The city's complicated $2 billion to $3 billion plan to turn Willets Point into a destination retail and entertainment facility could be hitting a snag.
One of the city's most active developers,Vornado Realty Trust, will not submit a final bid to build about 1 million square feet of retail space, a hotel, and a convention center on the 75-acre site near Shea Stadium in Queens. Vornado, the Related Companies, Forest City Ratner, and Muss Development, a local builder, were among eight finalists selected in March to bid on the site.
The city recently extended the deadline for submission of final bids to June 15 from May 5.
Sources familiar with the city's requirements for Willets Point said high costs for land acquisition and environmental remediation make it a difficult project to build and finance. The proposed project also could require the use of eminent domain to clear away a labyrinth of auto repair shops known as the Iron Triangle.

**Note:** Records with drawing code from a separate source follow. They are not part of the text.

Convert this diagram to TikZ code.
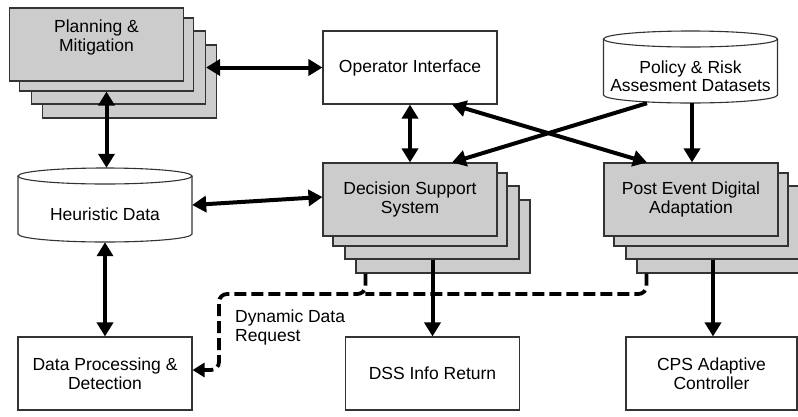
\documentclass[tikz,border=0pt]{standalone}
\usepackage{fontspec}
\setmainfont{Liberation Sans}
\usetikzlibrary{arrows.meta,calc}
\tikzset{
  box/.style={draw=black!80, line width=1.1pt, fill=white, minimum width=174pt, minimum height=73pt, inner sep=0pt, align=center},
  layer/.style={box, fill=gray!40},
  txt/.style={inner sep=0pt, align=center},
  cylline/.style={draw=black!80, line width=1.1pt, fill=white},
  arr/.style={line width=4pt, -{Triangle[length=14pt,width=16pt]}},
  dbl/.style={line width=4pt, {Triangle[length=14pt,width=16pt]}-{Triangle[length=14pt,width=16pt]}},
  dashline/.style={line width=3.8pt, dash pattern=on 12pt off 5pt, rounded corners=8pt},
  dsharr/.style={dashline, -{Triangle[length=12pt,width=14pt]}},
}
\newcommand\mystack[5]{%
  \node[layer] (#1-4) at (#2+33,#3+37) {};
  \node[layer] (#1-3) at (#2+22,#3+23) {};
  \node[layer] (#1-2) at (#2+10,#3+10) {};
  \node[layer] (#1) at (#2,#3) {};
  \node[txt] at (#2,#3-#5) {#4};
}
\newcommand\mycyl[6]{% name, cx, top, bottom, text, text y
  \path[cylline] (#2-87,#3+8) -- (#2-87,#4-8) arc[start angle=180,end angle=0,x radius=87,y radius=8] -- (#2+87,#3+8);
  \draw[cylline] (#2,#3+8) ellipse[x radius=87,y radius=8];
  \node[inner sep=0pt, minimum width=174pt, minimum height=#4-#3] (#1) at (#2,{(#3+#4)/2}) {};
  \node[txt] at (#2,#6) {#5};
}
\begin{document}
\begin{tikzpicture}[x=1pt,y=-1pt,font=\fontsize{17.5}{18.5}\selectfont]
\useasboundingbox (0,0) rectangle (798,416);
\clip (0,0) rectangle (798,416);
\fill[white] (0,0) rectangle (798,416);

\mystack{plan}{96.5}{44.5}{Planning \&\\Mitigation}{7}
\mystack{dss}{410}{199.5}{Decision Support\\System}{0}
\mystack{post}{691}{199.5}{Post Event Digital\\Adaptation}{0}

\node[box] (oi) at (410,67.5) {Operator Interface};
\node[box] (dp) at (105,373.5) {Data Processing \&\\Detection};
\node[box] (dssinfo) at (432.5,373.5) {DSS Info Return};
\node[box, minimum width=171pt] (cps) at (711.5,373.5) {CPS Adaptive\\Controller};

\mycyl{pol}{690.5}{31}{103}{Policy \& Risk\\Assesment Datasets}{76}
\mycyl{heur}{105}{168}{242}{Heuristic Data}{214}

\draw[dbl] (plan-3.east |- oi.west) -- (oi.west);
\draw[dbl] (oi.south) -- (dss.north);
\draw[dbl] ([xshift=42pt]oi.south) -- ([xshift=-44pt]post.north);
\draw[arr] ([xshift=-43.5pt]pol.south) -- ([xshift=42pt]dss.north);
\draw[arr] ([xshift=1.5pt]pol.south) -- ([xshift=1.5pt]pol.south |- post.north);
\draw[dbl] (plan-2.south) -- (plan-2.south |- heur.north);
\draw[dbl] (heur.east) -- ([yshift=2.5pt]dss.west);
\draw[dbl] (heur.south) -- (dp.north);
\draw[arr] (dssinfo.north |- dss-3.south) -- (dssinfo.north);
\draw[arr] ([xshift=1.5pt]cps.north |- post-3.south) -- ([xshift=1.5pt]cps.north);

\coordinate (d1) at ([xshift=10pt]dss-4.south west);
\coordinate (d2) at ([xshift=10pt]post-4.south west);
\coordinate (bend) at (219,294);
\draw[dashline] (d2) |- (d1 |- bend);
\draw[dsharr] (d1) |- (bend) |- ([yshift=3.5pt]dp.east);
\node[txt, anchor=north west, align=left] (lbl) at (235,310) {Dynamic Data\\Request};
\end{tikzpicture}
\end{document}
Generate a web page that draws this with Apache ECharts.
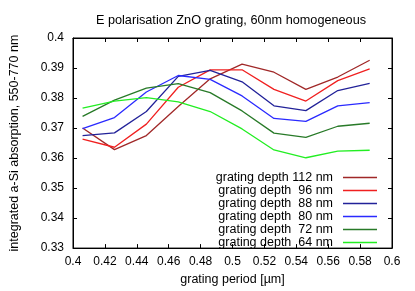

Janel Patterson, a spokeswoman for the Economic Development Corporation, the city agency that overseas Willets Point, said the deadline was extended because of the complex nature of the project,and because information about the new Mets stadium, to be built next door to the proposed site, was passed on late to the city.
Ms. Patterson would not comment on the level of response from developers, but she said that final bids typically come in right before deadline.
The Bloomberg administration is seeking to develop the area to spur further growth on the Queens waterfront and in nearby Flushing, create thousands of new jobs, increase tax revenues, and improve the environmental quality of the neighborhood, which has long been neglected.
Another obstacle for developers could be the local City Council member, Hiram Monserrate, a Democrat, who said he is not satisfied with the plan so far or with the level of community involvement. Mr. Monserrate has said he will demand an expensive community benefits package, affordable housing for area residents, and a relocation plan for local businesses, which he said are threatened by the plan.
"I really don't know if the best process here is to rope them all off and create a corporate Disney World," Mr. Monserrate said.
"This part of the district is unsightly, but it is unsightly primarily because the city of New York has never invested in the infrastructure," he said.
Vornado, which developed Bloomberg LP's headquarters on the East Side, could still be a partner in the project with another bidder. A spokeswoman for Vornado declined to comment.